At the time of the sale, Goldsmith had been away from the firm for several years. Though Goldsmith Agio Helms never has revealed revenues—and as part of Lazard, cannot do so now—in 2007, Helms estimates, the firm was doing between 45 and 55 deals per year, with an average transaction size of just under $100 million. In making the deal, Lazard spun off the part of Goldsmith Agio Helms business focused on deals ranging from $15 million to $50 million. That spinoff is called Quetico Partners, and its headquarters also are in downtown Minneapolis.
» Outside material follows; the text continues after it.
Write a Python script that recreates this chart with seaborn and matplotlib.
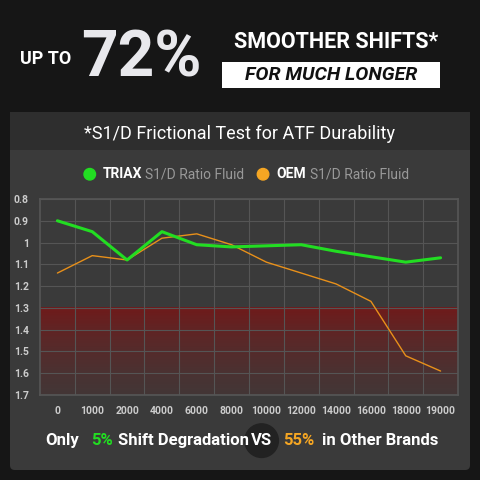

During his career, Helms began investing in small companies (none of them Goldsmith/Lazard clients). Through Helms Capital, which currently has a portfolio of four companies, Helms will be making and maintaining investments in businesses with “a successful operating history and a positive cash flow.” Such an investment requires a commitment of “at least 10 years.”
In the past decade, he adds with a touch of wryness, “I made a handful of investments in startups—and I am 0 for 5. I find that my skill set, my judgment, my intuition, which has been honed on analyzing successful companies, doesn’t apply very well to startup ideas . . . . I have tremendous appreciation for the art of venture capital. But it is not what I’m doing.”
One of the companies in which Helms Capital has a stake is Talenti Gelato, a Minneapolis-based frozen dessert maker and retailer. “Jack offers a very clear perspective on high-level strategic issues,” Talenti Chairman Steve Gill says. “He’s very good about where to allocate capital, he is helpful in directions of marketplace priorities, and the overall direction of the company. He thinks strategically about where to focus and where not to focus.”
You could say that Helms is now taking his love and putting it to work in longer relationships.